かつてこの地の豪族であった木氏によって建てられた解脱林。70年代に麗江古城北西の芝山からここに移設された
トンパ文化研究所の石塚
トンパ文化研究院
トンパ文化研究所の内部の見事な庭
麗江市博物院。別名「トンパ博物館」というだけあって、トンパ文字に関する展示が多数あった
麗江市博物院の展示物
テンパ文字の展示物
くるくる回して止まった位置によって運勢を占うものである。その内容はトンパ文字の継承者『トンパさん』が読み解いてくれる

五孔橋と得月楼
 『鎖翠橋』近くの「黒龍潭ビューポイント」で時間を費やしたが、個人的にはこちらの景色の方が好きです。それがこれからお見せする『五孔橋と得月楼』です。「なんだ、その程度か」と言われたら、「はい、この程度です」と頭を下げるしかない。
 ご覧の写真は、5つのアーチを持った大理石製の『五孔橋(玉帯拱橋)』と、その傍らに立つ『得月楼』である。彫刻が美しい3層の得月楼は、元は1876年に清の光緒帝が建てた楼閣で、現在のそれは1960年代に修復されたものである。五孔橋と得月楼の景観が澄んだ水面に映りこみ、自然が豊かな雲南省らしい風景を味わえる。

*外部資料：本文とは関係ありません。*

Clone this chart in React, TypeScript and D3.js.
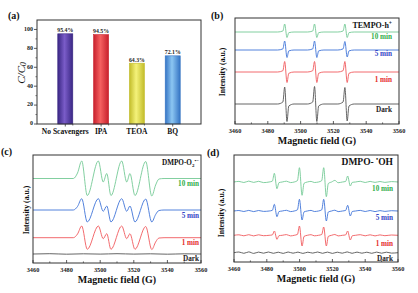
import React from 'react';
import * as d3 from 'd3';

type Pt = [number, number];

const FONT = "'Liberation Serif', 'Times New Roman', serif";

// ---------- panel (a) data ----------
const scavengers = ['No Scavengers', 'IPA', 'TEOA', 'BQ'];
const ratios = [95.4, 94.5, 64.3, 72.1];
const ratioLabels = ['95.4%', '94.5%', '64.3%', '72.1%'];
const ratioTicks = [0, 20, 40, 60, 80, 100];

// ---------- shared field axis ----------
const fieldTicks = [3460, 3480, 3500, 3520, 3540, 3560];
const fieldMinor = [3470, 3490, 3510, 3530, 3550];

// ---------- panel (b) TEMPO-h+ ----------
const bDark: Pt[] = [[3460,20],[3486,20],[3489.2,22],[3490.3,37],[3491.7,2.5],[3492.8,18],[3496,20],[3504.2,20],[3507.4,22],[3508.5,37.5],[3509.9,2.5],[3511,18],[3514.2,20],[3522.7,20],[3525.9,22],[3527,36.5],[3528.4,3],[3529.5,18],[3532.7,20],[3560,20]];
const bRed: Pt[] = [[3460,52],[3486,52],[3489.2,53.3],[3490.3,62.5],[3491.7,41.5],[3492.8,50.7],[3496,52],[3504.2,52],[3507.4,53.3],[3508.5,62.5],[3509.9,41.5],[3511,50.7],[3514.2,52],[3522.7,52],[3525.9,53.3],[3527,62.5],[3528.4,41.5],[3529.5,50.7],[3532.7,52],[3560,52]];
const bBlue: Pt[] = [[3460,74],[3486,74],[3489.2,75.1],[3490.3,83],[3491.7,66.5],[3492.8,73.1],[3496,74],[3504.2,74],[3507.4,75.1],[3508.5,83],[3509.9,66.5],[3511,73.1],[3514.2,74],[3522.7,74],[3525.9,75.1],[3527,82.5],[3528.4,67],[3529.5,73.1],[3532.7,74],[3560,74]];
const bGreen: Pt[] = [[3460,92],[3486,92],[3489.2,93],[3490.3,100],[3491.7,86.5],[3492.8,91.3],[3496,92],[3504.2,92],[3507.4,93],[3508.5,100],[3509.9,86.5],[3511,91.3],[3514.2,92],[3522.7,92],[3525.9,93],[3527,100],[3528.4,86.5],[3529.5,91.3],[3532.7,92],[3560,92]];

// ---------- panel (c) DMPO-O2•- ----------
const cGreen: Pt[] = [[3460,84.5],[3484,84.5],[3486.5,90],[3489,102],[3492.3,67.5],[3498.9,102],[3501.8,81],[3503.9,89.5],[3506.4,67.5],[3512.8,102],[3515.8,81],[3517.7,89.5],[3520.7,67.5],[3527.1,101.5],[3530.7,67],[3533,78],[3535,84],[3538,84.5],[3560,84.5]];
const cBlue: Pt[] = [[3460,53],[3484,53],[3486.5,56.5],[3489,64.3],[3492.3,41],[3498.9,64.3],[3501.8,51.7],[3503.9,57],[3506.4,41],[3512.8,64.3],[3515.8,51.7],[3517.7,57],[3520.7,41],[3527.1,64],[3530.7,41],[3533,48.5],[3535,52.5],[3538,53],[3560,53]];
const cRed: Pt[] = [[3460,25.3],[3484,25.3],[3486.5,29],[3489,37],[3492.3,13.7],[3498.9,37],[3501.8,24.3],[3503.9,29.3],[3506.4,13.7],[3512.8,37],[3515.8,24.3],[3517.7,29.3],[3520.7,13.7],[3527.1,36.5],[3530.7,13.5],[3533,21],[3535,25],[3538,25.3],[3560,25.3]];
const cDark: Pt[] = [[3460,9],[3470,9.3],[3480,8.8],[3490,9.2],[3500,8.9],[3510,9.3],[3520,8.9],[3530,9.2],[3540,8.8],[3550,9.2],[3560,9]];

// ---------- panel (d) DMPO-•OH ----------
const dGreen: Pt[] = [[3460,80],[3463,80.6],[3466,79.5],[3469,80.9],[3472,79.6],[3475,80.7],[3478,79.4],[3481.4,80],[3483.4,80.9],[3484.6,88.7],[3486.2,73.3],[3487.4,79.3],[3489.4,80],[3492,80.8],[3494.5,79.4],[3496.7,80],[3498.7,81.4],[3499.9,94.3],[3501.5,66.7],[3502.7,78.7],[3504.7,80],[3507,80.6],[3509,79.5],[3511.5,80],[3513.5,81.4],[3514.7,94.3],[3516.3,65.3],[3517.5,78.5],[3519.5,80],[3521.5,81.6],[3523.5,79.3],[3526.1,80],[3528.1,80.6],[3529.3,86],[3530.9,76],[3532.1,79.6],[3534.1,80],[3537,80.7],[3540,79.5],[3543,80.6],[3546,79.6],[3549,80.5],[3552,79.6],[3556,80.4],[3560,80]];
const dBlue: Pt[] = [[3460,51],[3463,51.5],[3466,50.5],[3469,51.6],[3472,50.4],[3475,51.5],[3478,50.6],[3481.4,51],[3483.4,51.7],[3484.6,57.7],[3486.2,45.3],[3487.4,50.4],[3489.4,51],[3492,51.7],[3494.5,50.4],[3496.7,51],[3498.7,52.2],[3499.9,62.7],[3501.5,42],[3502.7,50.1],[3504.7,51],[3507,51.6],[3509,50.5],[3511.5,51],[3513.5,52.2],[3514.7,62.7],[3516.3,41],[3517.5,50],[3519.5,51],[3521.5,51.8],[3523.5,50.4],[3526.1,51],[3528.1,51.6],[3529.3,56.7],[3530.9,46],[3532.1,50.5],[3534.1,51],[3537,51.6],[3540,50.5],[3543,51.5],[3546,50.4],[3549,51.4],[3552,50.6],[3556,51.3],[3560,51]];
const dRed: Pt[] = [[3460,26.7],[3463,27.2],[3466,26.2],[3469,27.3],[3472,26.1],[3475,27.2],[3478,26.3],[3481.4,26.7],[3483.4,27.1],[3484.6,31],[3486.2,22.7],[3487.4,26.3],[3489.4,26.7],[3492,27.4],[3494.5,26.1],[3496.7,26.7],[3498.7,27.6],[3499.9,36],[3501.5,16],[3502.7,25.6],[3504.7,26.7],[3507,27.3],[3509,26.2],[3511.5,26.7],[3513.5,27.5],[3514.7,35],[3516.3,16],[3517.5,25.6],[3519.5,26.7],[3521.5,27.5],[3523.5,26.1],[3526.1,26.7],[3528.1,27.1],[3529.3,31],[3530.9,22],[3532.1,26.2],[3534.1,26.7],[3537,27.3],[3540,26.2],[3543,27.2],[3546,26.1],[3549,27.1],[3552,26.3],[3556,27],[3560,26.7]];
const dDark: Pt[] = [[3460,9.3],[3463,10],[3466,8.7],[3469,10.1],[3472,8.6],[3475,9.9],[3478,8.8],[3481,10],[3484,8.7],[3487,9.8],[3490,8.6],[3493,10],[3496,8.8],[3499,9.9],[3502,8.6],[3505,9.8],[3508,8.9],[3511,10],[3514,8.7],[3517,9.9],[3520,8.6],[3523,9.8],[3526,8.8],[3529,10.1],[3532,8.7],[3535,9.9],[3538,8.8],[3541,9.8],[3544,8.7],[3547,9.9],[3550,8.8],[3553,9.8],[3556,8.9],[3560,9.3]];

const timeLabels = ['10 min', '5 min', '1 min', 'Dark'];

// styles
const traceColors = ['#74c995', '#3f74d8', '#f05a5e', '#555555'];
const labelColors = ['#2fae48', '#3346c6', '#e42a2a', '#222222'];
const barColors: [string, string][] = [
  ['#3a2784', '#7a5cc8'],
  ['#c8202c', '#f56060'],
  ['#c2bc2a', '#f4f27a'],
  ['#3574c4', '#8cc6f2'],
];

const AXIS = '#333';

type SpecProps = {
  left: number; right: number; top: number; bottom: number; ymax: number;
  traces: Pt[][];
  labelYs: number[];
  labelRight: number;
  tag: string; tagX: number; tagY: number;
  ylabX: number; ylabY: number;
  title: React.ReactNode;
};

function SpecPanel(p: SpecProps) {
  const x = d3.scaleLinear().domain([3460, 3560]).range([p.left, p.right]);
  const y = d3.scaleLinear().domain([0, p.ymax]).range([p.bottom, p.top]);
  const line = d3.line<Pt>().x(d => x(d[0])).y(d => y(d[1])).curve(d3.curveMonotoneX);
  const cx = (p.left + p.right) / 2;
  return (
    <g>
      {p.traces.map((t, i) => (
        <path key={i} d={line(t) || ''} fill="none" stroke={traceColors[i]} strokeWidth={0.9} />
      ))}
      <rect x={p.left} y={p.top} width={p.right - p.left} height={p.bottom - p.top} fill="none" stroke={AXIS} strokeWidth={1} />
      {fieldTicks.map(v => (
        <g key={v}>
          <line x1={x(v)} x2={x(v)} y1={p.bottom} y2={p.bottom - 3} stroke={AXIS} strokeWidth={0.8} />
          <text x={x(v)} y={p.bottom + 9} textAnchor="middle" fontSize={6.3} fontWeight="bold" fill="#222">{v}</text>
        </g>
      ))}
      {fieldMinor.map(v => (
        <line key={v} x1={x(v)} x2={x(v)} y1={p.bottom} y2={p.bottom - 1.6} stroke={AXIS} strokeWidth={0.7} />
      ))}
      <text x={cx} y={p.bottom + 20} textAnchor="middle" fontSize={10} fontWeight="bold" fill="#111">Magnetic field (G)</text>
      <text transform={`translate(${p.ylabX},${p.ylabY}) rotate(-90)`} textAnchor="middle" dominantBaseline="middle" fontSize={7.8} fontWeight="bold" fill="#111">Intensity (a.u.)</text>
      <text x={p.tagX} y={p.tagY} fontSize={10} fontWeight="bold" fill="#111">{p.tag}</text>
      {timeLabels.map((l, i) => (
        <text key={l} x={p.labelRight} y={p.labelYs[i]} textAnchor="end" fontSize={7.2} fontWeight="bold" fill={labelColors[i]}>{l}</text>
      ))}
      {p.title}
    </g>
  );
}

function BarPanel() {
  const left = 37, right = 201, top = 20, bottom = 124;
  const x = d3.scaleBand<string>().domain(scavengers).range([left, right]).padding(0.58);
  const y = d3.scaleLinear().domain([0, 110]).range([bottom, top]);
  const step = x.step();
  return (
    <g>
      <defs>
        {barColors.map((c, i) => (
          <linearGradient key={i} id={`bg${i}`} x1="0" x2="1" y1="0" y2="0">
            <stop offset="0" stopColor={c[0]} />
            <stop offset="0.45" stopColor={c[1]} />
            <stop offset="1" stopColor={c[0]} />
          </linearGradient>
        ))}
      </defs>
      {scavengers.map((s, i) => (
        <g key={s}>
          <rect x={x(s)} y={y(ratios[i])} width={x.bandwidth()} height={bottom - y(ratios[i])} fill={`url(#bg${i})`} stroke={barColors[i][0]} strokeWidth={0.6} />
          <text x={(x(s) || 0) + x.bandwidth() / 2} y={y(ratios[i]) - 1.5} textAnchor="middle" fontSize={5.8} fontWeight="bold" fill="#222">{ratioLabels[i]}</text>
          <text x={(x(s) || 0) + x.bandwidth() / 2} y={bottom + 9.5} textAnchor="middle" fontSize={7.5} fontWeight="bold" fill="#111">{s}</text>
          <line x1={(x(s) || 0) + x.bandwidth() / 2} x2={(x(s) || 0) + x.bandwidth() / 2} y1={bottom} y2={bottom + 2.5} stroke={AXIS} strokeWidth={0.8} />
        </g>
      ))}
      {scavengers.slice(1).map((s, i) => (
        <line key={s} x1={left + step * (i + 1)} x2={left + step * (i + 1)} y1={bottom} y2={bottom + 1.5} stroke={AXIS} strokeWidth={0.7} />
      ))}
      <rect x={left} y={top} width={right - left} height={bottom - top} fill="none" stroke={AXIS} strokeWidth={1} />
      {ratioTicks.map(v => (
        <g key={v}>
          <line x1={left - 3} x2={left} y1={y(v)} y2={y(v)} stroke={AXIS} strokeWidth={0.8} />
          <text x={left - 4} y={y(v)} textAnchor="end" dominantBaseline="middle" fontSize={6} fontWeight="bold" fill="#222">{v}</text>
        </g>
      ))}
      {ratioTicks.slice(0, -1).map(v => (
        <line key={v} x1={left - 1.6} x2={left} y1={y(v + 10)} y2={y(v + 10)} stroke={AXIS} strokeWidth={0.6} />
      ))}
      <text transform="translate(22,73) rotate(-90)" textAnchor="middle" dominantBaseline="middle" fontSize={11} fontStyle="italic" fill="#111">
        C/C<tspan fontSize={7.5} dy={2}>0</tspan>
      </text>
      <text x={8} y={18.5} fontSize={10} fontWeight="bold" fill="#111">(a)</text>
    </g>
  );
}

export default function App() {
  return (
    <svg width={418} height={293} style={{ position: 'absolute', left: 0, top: 0, background: '#fff' }} fontFamily={FONT}>
      <rect width={418} height={293} fill="#fff" />
      <BarPanel />
      <SpecPanel left={235} right={399} top={18} bottom={124} ymax={106}
        traces={[bGreen, bBlue, bRed, bDark]}
        labelYs={[38.5, 56, 81.5, 111.5]} labelRight={392}
        tag="(b)" tagX={211} tagY={18.5} ylabX={223} ylabY={72}
        title={<text x={392} y={28} textAnchor="end" fontSize={8} fontWeight="bold" fill="#111">TEMPO-h<tspan fontSize={5.5} dy={-3.5}>+</tspan></text>} />
      <SpecPanel left={33} right={201} top={155} bottom={263} ymax={108}
        traces={[cGreen, cBlue, cRed, cDark]}
        labelYs={[186, 217.5, 245, 261]} labelRight={199}
        tag="(c)" tagX={1} tagY={154.5} ylabX={27} ylabY={210}
        title={<text x={199} y={165} textAnchor="end" fontSize={7.2} fontWeight="bold" fill="#111">DMPO-O<tspan fontSize={5} dy={2}>2</tspan><tspan fontSize={5} dy={-5}>•−</tspan></text>} />
      <SpecPanel left={234} right={398} top={155} bottom={262} ymax={107}
        traces={[dGreen, dBlue, dRed, dDark]}
        labelYs={[191, 220, 246, 261]} labelRight={393}
        tag="(d)" tagX={207} tagY={156} ylabX={222} ylabY={213}
        title={<text x={393} y={164.5} textAnchor="end" fontSize={9.5} fontWeight="bold" fill="#111">DMPO- <tspan fontSize={6} dy={-3.5}>•</tspan><tspan dy={3.5}>OH</tspan></text>} />
    </svg>
  );
}
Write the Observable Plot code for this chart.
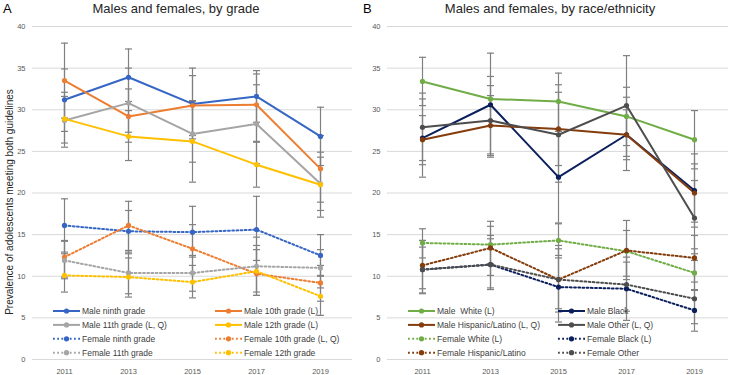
<!DOCTYPE html>
<html><head><meta charset="utf-8">
<script src="https://cdn.jsdelivr.net/npm/d3@7"></script>
<script src="https://cdn.jsdelivr.net/npm/@observablehq/plot@0.6"></script>
<style>
body{margin:0;background:#fff;font-family:"Liberation Sans",Arial,sans-serif;}
#wrap{display:flex;width:731px;height:375px;overflow:hidden;}
.panel{position:relative;}
.title{height:18px;line-height:18px;font-size:13px;color:#262626;text-align:center;white-space:nowrap;}
.letter{position:absolute;left:3px;top:0;font-size:13px;line-height:18px;color:#000;}
svg{display:block}
</style></head><body>
<div id="wrap">
 <div class="panel" id="pA" style="width:360px"><div class="letter">A</div><div class="title" style="padding-right:8px">Males and females, by grade</div></div>
 <div class="panel" id="pB" style="width:371px"><div class="letter">B</div><div class="title" style="padding-left:9px">Males and females, by race/ethnicity</div></div>
</div>
<script>
const years = ["2011", "2013", "2015", "2017", "2019"];
const yTicks = [0, 5, 10, 15, 20, 25, 30, 35, 40];
const yLabel = "Prevalence of adolescents meeting both guidelines";

// Panel A: by grade
const gradeNames = ["Male ninth grade", "Male 10th grade (L)", "Male 11th grade (L, Q)", "Male 12th grade (L)",
  "Female ninth grade", "Female 10th grade (L, Q)", "Female 11th grade", "Female 12th grade"];
const gradeColors = ["#3566C4", "#ED7D31", "#A5A5A5", "#FFC000", "#3566C4", "#ED7D31", "#A5A5A5", "#FFC000"];
const gradeValues = [
  [31.2, 33.9, 30.7, 31.6, 26.8],
  [33.5, 29.2, 30.5, 30.6, 22.9],
  [28.7, 30.8, 27.1, 28.3, 21.1],
  [28.9, 26.8, 26.2, 23.4, 21.0],
  [16.1, 15.4, 15.3, 15.6, 12.5],
  [12.3, 16.1, 13.3, 10.3, 9.2],
  [11.9, 10.4, 10.4, 11.2, 11.0],
  [10.1, 9.9, 9.3, 10.6, 7.6]
];
const gradeLow = [
  [27.4, 31.0, 26.5, 28.5, 23.3],
  [29.0, 26.1, 26.9, 26.2, 18.9],
  [25.5, 27.3, 23.7, 23.5, 17.1],
  [26.0, 23.9, 21.3, 20.7, 17.9],
  [12.9, 12.7, 12.3, 11.9, 10.1],
  [9.9, 13.1, 10.4, 7.7, 7.0],
  [9.7, 7.9, 8.2, 8.1, 8.6],
  [8.1, 7.5, 7.4, 7.7, 5.3]
];
const gradeHigh = [
  [34.9, 37.3, 35.0, 34.7, 30.3],
  [38.0, 32.5, 34.1, 34.3, 26.9],
  [32.1, 35.0, 31.0, 33.0, 24.9],
  [31.6, 29.9, 31.1, 26.1, 24.3],
  [19.3, 17.9, 18.4, 19.6, 15.0],
  [14.3, 19.0, 16.2, 13.2, 11.3],
  [14.2, 12.9, 12.5, 14.7, 13.2],
  [12.7, 12.2, 11.3, 13.7, 10.0]
];

// Panel B: by race/ethnicity
const raceNames = ["Male  White (L)", "Male Black", "Male Hispanic/Latino (L, Q)", "Male Other (L, Q)",
  "Female White (L)", "Female Black (L)", "Female Hispanic/Latino", "Female Other"];
const raceColors = ["#70AD47", "#0B1F5C", "#843C0C", "#4D4D4D", "#70AD47", "#0B1F5C", "#843C0C", "#4D4D4D"];
const raceValues = [
  [33.4, 31.3, 31.0, 29.2, 26.4],
  [26.6, 30.6, 21.9, 27.0, 20.3],
  [26.4, 28.1, 27.7, 27.0, 20.0],
  [27.9, 28.7, 27.0, 30.5, 17.0],
  [14.0, 13.8, 14.3, 13.0, 10.4],
  [10.8, 11.4, 8.7, 8.5, 5.9],
  [11.3, 13.4, 9.6, 13.1, 12.2],
  [10.8, 11.4, 9.6, 9.0, 7.3]
];
const raceLow = [
  [30.5, 28.6, 27.6, 25.7, 22.9],
  [21.9, 24.3, 16.4, 22.7, 15.9],
  [23.4, 24.7, 23.3, 24.0, 16.5],
  [23.9, 24.5, 21.3, 24.4, 12.7],
  [12.2, 11.5, 12.5, 10.0, 8.3],
  [7.9, 8.4, 5.7, 4.7, 3.4],
  [8.5, 10.1, 6.1, 9.6, 9.3],
  [8.0, 8.6, 4.5, 5.8, 4.3]
];
const raceHigh = [
  [36.3, 34.0, 34.4, 32.7, 29.9],
  [31.3, 36.8, 27.4, 31.5, 24.7],
  [29.3, 31.7, 32.1, 30.0, 23.5],
  [32.0, 32.9, 33.0, 36.5, 21.5],
  [15.7, 16.0, 16.3, 15.5, 13.3],
  [14.3, 14.9, 12.2, 12.3, 8.4],
  [14.3, 16.6, 13.3, 16.7, 14.9],
  [13.5, 14.5, 13.7, 11.7, 11.9]
];

const FONT = '"Liberation Sans", Arial, sans-serif';
const capSymbol = {draw(ctx) { ctx.moveTo(-3.5, 0); ctx.lineTo(3.5, 0); }};
const DOTS = "1.8,2.4";

function buildRows(names, values, lows, highs) {
  const rows = [];
  names.forEach((name, s) => {
    years.forEach((yr, i) => {
      rows.push({series: name, year: yr, value: values[s][i], lo: lows[s][i], hi: highs[s][i], female: s >= 4});
    });
  });
  return rows;
}

function makePanel(cfg) {
  const rows = buildRows(cfg.names, cfg.values, cfg.lows, cfg.highs);
  const caps = rows.flatMap(d => [{year: d.year, v: d.lo}, {year: d.year, v: d.hi}]);
  const marks = [
    Plot.gridY(yTicks, {stroke: "#d9d9d9", strokeOpacity: 1, strokeWidth: 1}),
    Plot.axisX({tickSize: 0, tickPadding: 9, label: null, fill: "#595959"}),
    Plot.axisY(yTicks, {tickSize: 0, tickPadding: 7, label: null, fill: "#595959"}),
    Plot.ruleX(rows, {x: "year", y1: "lo", y2: "hi", stroke: "#808080", strokeWidth: 1.2}),
    Plot.dot(caps, {x: "year", y: "v", symbol: capSymbol, stroke: "#808080", strokeWidth: 1.2, fill: "none"}),
    Plot.line(rows.filter(d => !d.female), {x: "year", y: "value", z: "series", stroke: "series", strokeWidth: 2}),
    Plot.line(rows.filter(d => d.female), {x: "year", y: "value", z: "series", stroke: "series", strokeWidth: 2, strokeDasharray: DOTS}),
    Plot.dot(rows, {x: "year", y: "value", fill: "series", r: 2.6})
  ];
  if (cfg.ylabel) {
    marks.push(Plot.text([cfg.ylabel], {frameAnchor: "left", text: d => d, rotate: -90, dx: -23, dy: 9, fontSize: 10, fill: "#262626", textAnchor: "middle"}));
  }
  const svg = Plot.plot({
    width: cfg.width, height: 357,
    marginTop: 8, marginBottom: 16, marginLeft: cfg.marginLeft, marginRight: cfg.marginRight,
    style: {fontFamily: FONT, fontSize: "7.5px", color: "#595959", background: "white"},
    x: {type: "point", domain: years, padding: 0.5, axis: null},
    y: {domain: [0, 40], axis: null},
    color: {domain: cfg.names, range: cfg.colors},
    marks
  });
  // legend inside the plot area
  const g = d3.select(svg).append("g").attr("font-family", FONT).attr("font-size", 8.5)
    .attr("fill", "#404040").attr("text-anchor", "start");
  cfg.names.forEach((name, i) => {
    const col = i % 2, row = Math.floor(i / 2);
    const x0 = cfg.legendX[col], y0 = 293 + row * 13.9;
    const dashed = i >= 4;
    g.append("line").attr("x1", x0).attr("x2", x0 + 27).attr("y1", y0).attr("y2", y0)
      .attr("stroke", cfg.colors[i]).attr("stroke-width", 2)
      .attr("stroke-dasharray", dashed ? DOTS : null);
    g.append("circle").attr("cx", x0 + 13.5).attr("cy", y0).attr("r", 2.6).attr("fill", cfg.colors[i]);
    g.append("text").attr("x", x0 + 29).attr("y", y0).attr("dy", "0.35em").attr("text-anchor", "start").text(name);
  });
  return svg;
}

document.getElementById("pA").append(makePanel({
  names: gradeNames, colors: gradeColors, values: gradeValues, lows: gradeLow, highs: gradeHigh,
  width: 360, marginLeft: 32, marginRight: 8, ylabel: yLabel, legendX: [53, 215]
}));
document.getElementById("pB").append(makePanel({
  names: raceNames, colors: raceColors, values: raceValues, lows: raceLow, highs: raceHigh,
  width: 371, marginLeft: 27, marginRight: 3, ylabel: null, legendX: [48, 198]
}));
</script>
</body></html>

5つのアーチを持った大理石製の五孔橋(玉帯拱橋)と得月楼
池に映った五孔橋と得月楼の姿はめったに見られない
得月楼のアップ

龍神祠
 龍神祠は1737年に龍神を祭って雨を願うために建てられた建物である。1812年と1889年の2度、嘉慶帝と光緒帝から「龍神」の号を下賜された。「龍」の名前が付くだけあって、守護人の姿は迫力があった。
 龍神祠のすぐ前の建物で、ナシ族の伝統楽器の演奏を聴くことができたのだが、建物と一緒に写真を撮ることに失敗した。ごめんなさい。

「龍の神」を祀る龍神祠(守護人)
右側にトンパ文字が見える

最後に五鳳楼、そして水入り
 『法雲閣』とも言われる「『五鳳楼』は明万歴29年(1601年)に創建され、1979年福国寺から移設されてきた。説明によると、3層からなる八角形の楼閣で、高さ20メートル、弓状に反り上がる庇(ひさし)が20ヶ所と記されている。下から見上げているせいか雄大で、それでいて装飾的な形状は、まさにフォトジェニックであり、建築関係の人ばかりでなく、写真好きにはたまらない景色であろう。
 「四方向どこから見ても、屋根の形が五つの羽を広げている鳳凰のように見えることから『五鳳楼』と呼ばれる」。「楼の形が飛んできた5羽の鳳凰とよく似ていることから『五鳳楼』の名前が付いた」。どちらも、分かりやすい説明だが、確証は無い。中央の馬上の武人は、ナシ族の伝説上の救世主と言われている神『三多神』である。これは本当である。現在は『トンパ文化博物館』として利用されているが、内部は撮影禁止である。
 最後に、本ブログ「中国・雲南省 麗江市内(1)」は、主として『黒龍潭(池)』について紹介したが、続く「麗江市内(2)」は、『麗江古城』を主眼に『水車』からスタートする予定である。「水から水へと繋がる」というか、「水が入る」というか、…。ここは、「まさに麗江」なのである。意図したわけではなく、今、私が佇んでいる場所は偶然にも麗江に水を供給する水源地の側であり、「黒龍潭飲用水水源」の表示が立っている。